Aim of the exercise - Copy the data that follows, character for character, minus the pictures.

┌──

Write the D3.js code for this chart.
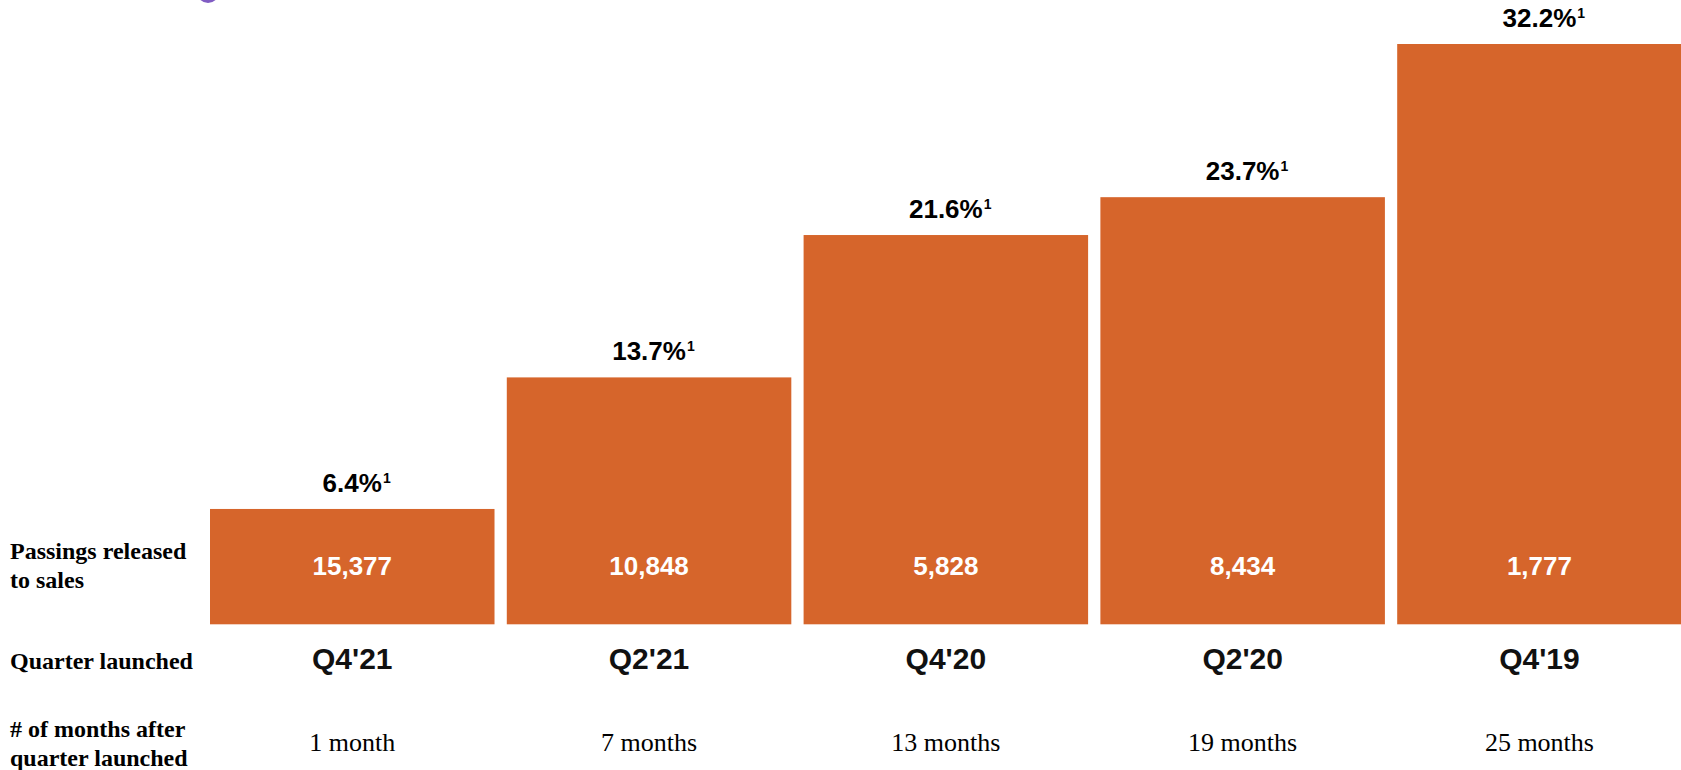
<!DOCTYPE html>
<html>
<head>
<meta charset="utf-8">
<script src="https://cdn.jsdelivr.net/npm/d3@7"></script>
<style>
  html, body { margin: 0; padding: 0; background: #ffffff; overflow: hidden; }
  svg { display: block; }
</style>
</head>
<body>
<svg id="chart" width="1681" height="770"></svg>
<script>
// Penetration by launch cohort
const quarters = ["Q4'21", "Q2'21", "Q4'20", "Q2'20", "Q4'19"];
const penetration = [6.4, 13.7, 21.6, 23.7, 32.2];
const passings = [15377, 10848, 5828, 8434, 1777];
const monthsAfter = ["1 month", "7 months", "13 months", "19 months", "25 months"];
const rowLabels = [
  ["Passings released", "to sales"],
  ["Quarter launched"],
  ["# of months after", "quarter launched"]
];

const svg = d3.select("#chart");
const SANS = "'Liberation Sans', Arial, sans-serif";
const SERIF = "'Liberation Serif', 'Times New Roman', serif";
const BAR = "#D6652B";

const x = d3.scaleBand()
  .domain(quarters)
  .range([210, 1681.7])
  .paddingInner(0.0414)
  .paddingOuter(0);

const y = d3.scaleLinear()
  .domain([0, d3.max(penetration)])
  .range([624.3, 44]);

const data = quarters.map((q, i) => ({
  q, pct: penetration[i], n: passings[i], months: monthsAfter[i]
}));

// partially visible logo mark at the top edge
svg.append("circle")
  .attr("cx", 208).attr("cy", -8).attr("r", 11)
  .attr("fill", "#6a3fb8").attr("opacity", 0.85);

// bars
svg.append("g").selectAll("rect")
  .data(data).join("rect")
  .attr("x", d => x(d.q))
  .attr("y", d => y(d.pct))
  .attr("width", x.bandwidth())
  .attr("height", d => y(0) - y(d.pct))
  .attr("fill", BAR);

// penetration labels with footnote marker
const pctG = svg.append("g");
data.forEach(d => {
  const cx = x(d.q) + x.bandwidth() / 2;
  const by = y(d.pct) - 17;
  const t = pctG.append("text")
    .attr("x", cx).attr("y", by)
    .attr("text-anchor", "middle")
    .attr("font-family", SANS).attr("font-weight", "bold")
    .attr("font-size", 26).attr("fill", "#000")
    .text(d.pct.toFixed(1) + "%");
  const w = t.node().getComputedTextLength();
  pctG.append("text")
    .attr("x", cx + w / 2 + 1).attr("y", by - 9)
    .attr("font-family", SANS).attr("font-weight", "bold")
    .attr("font-size", 14).attr("fill", "#000")
    .text("1");
});

// passings inside bars
svg.append("g").selectAll("text")
  .data(data).join("text")
  .attr("x", d => x(d.q) + x.bandwidth() / 2)
  .attr("y", 575)
  .attr("text-anchor", "middle")
  .attr("font-family", SANS).attr("font-weight", "bold")
  .attr("font-size", 26).attr("fill", "#ffffff")
  .text(d => d3.format(",")(d.n));

// quarter labels
svg.append("g").selectAll("text")
  .data(data).join("text")
  .attr("x", d => x(d.q) + x.bandwidth() / 2)
  .attr("y", 669)
  .attr("text-anchor", "middle")
  .attr("font-family", SANS).attr("font-weight", "bold")
  .attr("font-size", 30).attr("fill", "#111")
  .text(d => d.q);

// months after launch
svg.append("g").selectAll("text")
  .data(data).join("text")
  .attr("x", d => x(d.q) + x.bandwidth() / 2)
  .attr("y", 751)
  .attr("text-anchor", "middle")
  .attr("font-family", SERIF)
  .attr("font-size", 26).attr("fill", "#000")
  .text(d => d.months);

// row headers
const rowBaselines = [559.3, 669, 736.7];
const rowG = svg.append("g");
rowLabels.forEach((lines, i) => {
  const t = rowG.append("text")
    .attr("x", 10).attr("y", rowBaselines[i])
    .attr("font-family", SERIF).attr("font-weight", "bold")
    .attr("font-size", 24).attr("fill", "#000");
  lines.forEach((line, j) => {
    t.append("tspan")
      .attr("x", 10)
      .attr("dy", j === 0 ? 0 : 28.8)
      .text(line);
  });
});
</script>
</body>
</html>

└──

Response -
Write the D3.js code for this chart.
<!DOCTYPE html>
<html>
<head>
<meta charset="utf-8">
<script src="https://cdn.jsdelivr.net/npm/d3@7"></script>
<style>
  html, body { margin: 0; padding: 0; background: #ffffff; overflow: hidden; }
  svg { display: block; }
</style>
</head>
<body>
<svg id="chart" width="1681" height="770"></svg>
<script>
// Penetration by launch cohort
const quarters = ["Q4'21", "Q2'21", "Q4'20", "Q2'20", "Q4'19"];
const penetration = [6.4, 13.7, 21.6, 23.7, 32.2];
const passings = [15377, 10848, 5828, 8434, 1777];
const monthsAfter = ["1 month", "7 months", "13 months", "19 months", "25 months"];
const rowLabels = [
  ["Passings released", "to sales"],
  ["Quarter launched"],
  ["# of months after", "quarter launched"]
];

const svg = d3.select("#chart");
const SANS = "'Liberation Sans', Arial, sans-serif";
const SERIF = "'Liberation Serif', 'Times New Roman', serif";
const BAR = "#D6652B";

const x = d3.scaleBand()
  .domain(quarters)
  .range([210, 1681.7])
  .paddingInner(0.0414)
  .paddingOuter(0);

const y = d3.scaleLinear()
  .domain([0, d3.max(penetration)])
  .range([624.3, 44]);

const data = quarters.map((q, i) => ({
  q, pct: penetration[i], n: passings[i], months: monthsAfter[i]
}));

// partially visible logo mark at the top edge
svg.append("circle")
  .attr("cx", 208).attr("cy", -8).attr("r", 11)
  .attr("fill", "#6a3fb8").attr("opacity", 0.85);

// bars
svg.append("g").selectAll("rect")
  .data(data).join("rect")
  .attr("x", d => x(d.q))
  .attr("y", d => y(d.pct))
  .attr("width", x.bandwidth())
  .attr("height", d => y(0) - y(d.pct))
  .attr("fill", BAR);

// penetration labels with footnote marker
const pctG = svg.append("g");
data.forEach(d => {
  const cx = x(d.q) + x.bandwidth() / 2;
  const by = y(d.pct) - 17;
  const t = pctG.append("text")
    .attr("x", cx).attr("y", by)
    .attr("text-anchor", "middle")
    .attr("font-family", SANS).attr("font-weight", "bold")
    .attr("font-size", 26).attr("fill", "#000")
    .text(d.pct.toFixed(1) + "%");
  const w = t.node().getComputedTextLength();
  pctG.append("text")
    .attr("x", cx + w / 2 + 1).attr("y", by - 9)
    .attr("font-family", SANS).attr("font-weight", "bold")
    .attr("font-size", 14).attr("fill", "#000")
    .text("1");
});

// passings inside bars
svg.append("g").selectAll("text")
  .data(data).join("text")
  .attr("x", d => x(d.q) + x.bandwidth() / 2)
  .attr("y", 575)
  .attr("text-anchor", "middle")
  .attr("font-family", SANS).attr("font-weight", "bold")
  .attr("font-size", 26).attr("fill", "#ffffff")
  .text(d => d3.format(",")(d.n));

// quarter labels
svg.append("g").selectAll("text")
  .data(data).join("text")
  .attr("x", d => x(d.q) + x.bandwidth() / 2)
  .attr("y", 669)
  .attr("text-anchor", "middle")
  .attr("font-family", SANS).attr("font-weight", "bold")
  .attr("font-size", 30).attr("fill", "#111")
  .text(d => d.q);

// months after launch
svg.append("g").selectAll("text")
  .data(data).join("text")
  .attr("x", d => x(d.q) + x.bandwidth() / 2)
  .attr("y", 751)
  .attr("text-anchor", "middle")
  .attr("font-family", SERIF)
  .attr("font-size", 26).attr("fill", "#000")
  .text(d => d.months);

// row headers
const rowBaselines = [559.3, 669, 736.7];
const rowG = svg.append("g");
rowLabels.forEach((lines, i) => {
  const t = rowG.append("text")
    .attr("x", 10).attr("y", rowBaselines[i])
    .attr("font-family", SERIF).attr("font-weight", "bold")
    .attr("font-size", 24).attr("fill", "#000");
  lines.forEach((line, j) => {
    t.append("tspan")
      .attr("x", 10)
      .attr("dy", j === 0 ? 0 : 28.8)
      .text(line);
  });
});
</script>
</body>
</html>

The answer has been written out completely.